Reproduce exactly the lines below, from the first one through the line containing "zorder=3, markeredgecolor=color, markeredgewidth=1.5)", and omit any pictures.

┌──

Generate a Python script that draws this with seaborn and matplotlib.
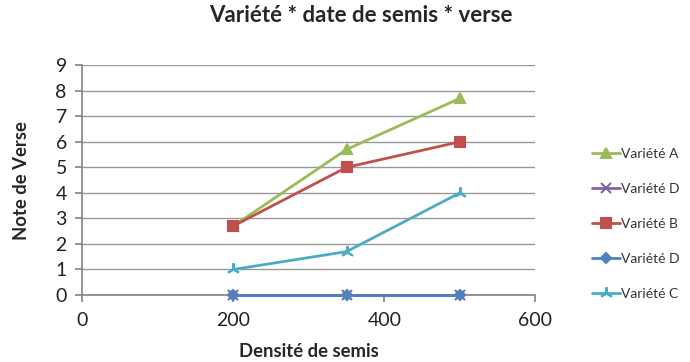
import matplotlib
matplotlib.use("Agg")
import matplotlib.pyplot as plt
import seaborn as sns

densite = [200, 350, 500]
series_names = ["Variété A", "Variété D", "Variété B", "Variété D", "Variété C"]
variete_a = [2.7, 5.7, 7.7]
variete_d1 = [0, 0, 0]
variete_b = [2.7, 5.0, 6.0]
variete_d2 = [0, 0, 0]
variete_c = [1.0, 1.7, 4.0]

sns.set_theme(style="white")
plt.rcParams["font.family"] = ["Lato", "DejaVu Sans"]

fig = plt.figure(figsize=(6.9, 3.62), dpi=100)
ax = fig.add_axes([0.119, 0.185, 0.657, 0.635])

styles = [
    (variete_a, "#9BBB59", "^", 7),
    (variete_d1, "#8064A2", "x", 7),
    (variete_b, "#C0504D", "s", 7),
    (variete_d2, "#4F81BD", "D", 5),
    (variete_c, "#4BACC6", (3, 2, 0), 9),
]
for name, (vals, color, marker, ms) in zip(series_names, styles):
    sns.lineplot(x=densite, y=vals, ax=ax, color=color, marker=marker,
                 markersize=ms, linewidth=2, label=name, clip_on=False,
                 zorder=3, markeredgecolor=color, markeredgewidth=1.5)

ax.set_xlim(0, 600)
ax.set_ylim(0, 9)
ax.set_xticks([0, 200, 400, 600])
ax.set_yticks(range(10))
ax.yaxis.grid(True, color="#999999", linewidth=1)
ax.xaxis.grid(False)
ax.set_axisbelow(True)
for s in ["top", "right"]:
    ax.spines[s].set_visible(False)
ax.spines["left"].set_color("#888888")
ax.spines["bottom"].set_color("#888888")
ax.tick_params(axis="both", which="major", length=5, color="#888888",
               labelsize=14, labelcolor="#222222", direction="out",
               left=True, bottom=True)
ax.tick_params(axis="x", pad=7)
ax.tick_params(axis="y", pad=6)

ax.set_xlabel("Densité de semis", fontsize=13.3, fontweight="bold", labelpad=10)
ax.set_ylabel("Note de Verse", fontsize=13.3, fontweight="bold", labelpad=18)
fig.suptitle("Variété * date de semis * verse", x=0.523, y=0.985,
             fontsize=16, fontweight="bold")

leg = ax.legend(loc="center left", bbox_to_anchor=(0.84, 0.381),
                bbox_transform=fig.transFigure, frameon=False, fontsize=10,
                labelspacing=1.65, handlelength=2.0, handletextpad=0.1)
for t in leg.get_texts():
    t.set_color("#333333")

fig.savefig("out.png", dpi=100)
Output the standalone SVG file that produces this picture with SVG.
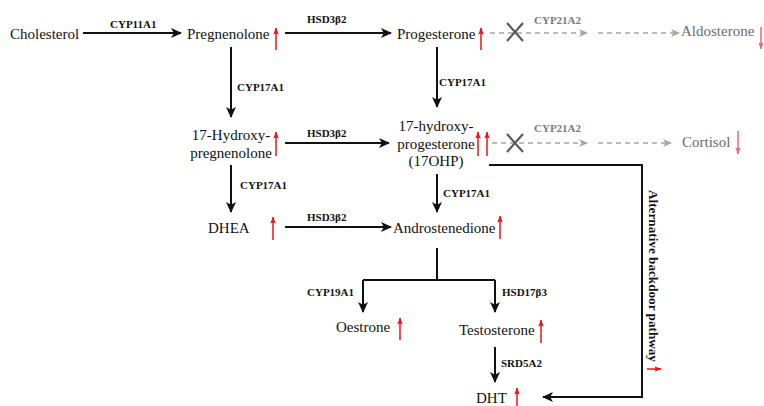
<svg xmlns="http://www.w3.org/2000/svg" width="764" height="406" viewBox="0 0 764 406">
<style>
.n{font-family:"Liberation Serif","Times New Roman",serif;font-size:15px;fill:#111}
.ng{font-family:"Liberation Serif","Times New Roman",serif;font-size:15px;fill:#6b6b6b}
.e{font-family:"Liberation Serif","Times New Roman",serif;font-size:11px;font-weight:bold;fill:#111}
.eg{font-family:"Liberation Serif","Times New Roman",serif;font-size:11px;font-weight:bold;fill:#7a7a7a}
.c{fill:none;stroke:#111;stroke-width:2}
.ca{fill:none;stroke:#111;stroke-width:2;marker-end:url(#ah)}
.d{fill:none;stroke:#a6a6a6;stroke-width:1.6;stroke-dasharray:5 4;marker-end:url(#gh)}
.x{stroke:#595959;stroke-width:2.2}
.up{stroke:#e8141c;stroke-width:1.5;marker-end:url(#rh)}
.dn{stroke:#e66a6a;stroke-width:1.5;marker-end:url(#rl)}
</style>
<defs>
<marker id="ah" markerUnits="userSpaceOnUse" markerWidth="12" markerHeight="11" refX="10" refY="5.5" orient="auto"><path d="M0,0.5 L11,5.5 L0,10.5 L2.8,5.5 z" fill="#111"/></marker>
<marker id="gh" markerUnits="userSpaceOnUse" markerWidth="10" markerHeight="9" refX="8" refY="4.5" orient="auto"><path d="M0,0.5 L9,4.5 L0,8.5 L2.5,4.5 z" fill="#a6a6a6"/></marker>
<marker id="rh" markerUnits="userSpaceOnUse" markerWidth="8" markerHeight="6" refX="6.5" refY="2.75" orient="auto"><path d="M0,0 L7,2.75 L0,5.5 L1.2,2.75 z" fill="#e8141c"/></marker>
<marker id="rl" markerUnits="userSpaceOnUse" markerWidth="8" markerHeight="6" refX="6.5" refY="2.75" orient="auto"><path d="M0,0 L7,2.75 L0,5.5 L1.2,2.75 z" fill="#e66a6a"/></marker>
</defs>
<rect width="764" height="406" fill="#fff"/>

<g id="connectors">
<path class="ca" d="M83,33 H181"/>
<path class="ca" d="M285,33 H391"/>
<path class="ca" d="M231,47 V117"/>
<path class="ca" d="M437,47 V107"/>
<path class="ca" d="M285,143 H389"/>
<path class="ca" d="M231,165 V212"/>
<path class="ca" d="M437,174 V212"/>
<path class="ca" d="M285,227 H391"/>
<path class="c" d="M437,248 V280 M363,280 H495"/>
<path class="ca" d="M363,280 V312"/>
<path class="ca" d="M495,280 V312"/>
<path class="ca" d="M495,347 V382"/>
<path class="ca" d="M489,165 H642 V397 H543"/>
<path class="d" d="M490,33 H587"/>
<path class="d" d="M598,33 H679"/>
<path class="d" d="M492,143 H587"/>
<path class="d" d="M598,143 H671"/>
<path class="x" d="M507,23 L523,41 M523,23 L507,41"/>
<path class="x" d="M507,134 L523,152 M523,134 L507,152"/>
<text class="e" x="110" y="28">CYP11A1</text>
<text class="e" x="307" y="23">HSD3β2</text>
<text class="e" x="237" y="91">CYP17A1</text>
<text class="e" x="439" y="86">CYP17A1</text>
<text class="e" x="307" y="137">HSD3β2</text>
<text class="e" x="240" y="189">CYP17A1</text>
<text class="e" x="443" y="197">CYP17A1</text>
<text class="e" x="307" y="221">HSD3β2</text>
<text class="e" x="307" y="296">CYP19A1</text>
<text class="e" x="502" y="296">HSD17β3</text>
<text class="e" x="501" y="367">SRD5A2</text>
<text class="eg" x="534" y="24">CYP21A2</text>
<text class="eg" x="534" y="132">CYP21A2</text>
<text class="e" transform="translate(649,276) rotate(90)" text-anchor="middle" style="font-size:13.2px">Alternative backdoor pathway</text>
<line class="up" x1="647" y1="369" x2="661" y2="369"/>
</g>

<g id="cholesterol"><text class="n" x="10" y="39">Cholesterol</text></g>
<g id="pregnenolone"><text class="n" x="187" y="39">Pregnenolone</text><line class="up" x1="276" y1="50" x2="276" y2="28"/></g>
<g id="progesterone"><text class="n" x="397" y="39">Progesterone</text><line class="up" x1="481" y1="50" x2="481" y2="28"/></g>
<g id="aldosterone"><text class="ng" x="681" y="36">Aldosterone</text><line class="dn" x1="761" y1="27" x2="761" y2="49"/></g>
<g id="hydroxypregnenolone"><text class="n" x="231" y="140" text-anchor="middle">17-Hydroxy-</text><text class="n" x="231" y="158" text-anchor="middle">pregnenolone</text><line class="up" x1="276" y1="156" x2="276" y2="132"/></g>
<g id="ohp"><text class="n" x="436" y="131" text-anchor="middle">17-hydroxy-</text><text class="n" x="436" y="148.5" text-anchor="middle">progesterone</text><text class="n" x="436" y="166" text-anchor="middle">(17OHP)</text><line class="up" x1="478" y1="156" x2="478" y2="132"/><line class="up" x1="487" y1="156" x2="487" y2="132"/></g>
<g id="cortisol"><text class="ng" x="682" y="147">Cortisol</text><line class="dn" x1="738" y1="131" x2="738" y2="154"/></g>
<g id="dhea"><text class="n" x="208" y="233">DHEA</text><line class="up" x1="273" y1="240" x2="273" y2="217"/></g>
<g id="androstenedione"><text class="n" x="393" y="233">Androstenedione</text><line class="up" x1="500" y1="239" x2="500" y2="216"/></g>
<g id="oestrone"><text class="n" x="336" y="332">Oestrone</text><line class="up" x1="400" y1="340" x2="400" y2="318"/></g>
<g id="testosterone"><text class="n" x="459" y="335">Testosterone</text><line class="up" x1="541" y1="343" x2="541" y2="320"/></g>
<g id="dht"><text class="n" x="476" y="403">DHT</text><line class="up" x1="517" y1="406" x2="517" y2="388"/></g>
</svg>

└──

SOLUTION FOR THIS PROBLEM:
Generate a Python script that draws this with seaborn and matplotlib.
import matplotlib
matplotlib.use("Agg")
import matplotlib.pyplot as plt
import seaborn as sns

densite = [200, 350, 500]
series_names = ["Variété A", "Variété D", "Variété B", "Variété D", "Variété C"]
variete_a = [2.7, 5.7, 7.7]
variete_d1 = [0, 0, 0]
variete_b = [2.7, 5.0, 6.0]
variete_d2 = [0, 0, 0]
variete_c = [1.0, 1.7, 4.0]

sns.set_theme(style="white")
plt.rcParams["font.family"] = ["Lato", "DejaVu Sans"]

fig = plt.figure(figsize=(6.9, 3.62), dpi=100)
ax = fig.add_axes([0.119, 0.185, 0.657, 0.635])

styles = [
    (variete_a, "#9BBB59", "^", 7),
    (variete_d1, "#8064A2", "x", 7),
    (variete_b, "#C0504D", "s", 7),
    (variete_d2, "#4F81BD", "D", 5),
    (variete_c, "#4BACC6", (3, 2, 0), 9),
]
for name, (vals, color, marker, ms) in zip(series_names, styles):
    sns.lineplot(x=densite, y=vals, ax=ax, color=color, marker=marker,
                 markersize=ms, linewidth=2, label=name, clip_on=False,
                 zorder=3, markeredgecolor=color, markeredgewidth=1.5)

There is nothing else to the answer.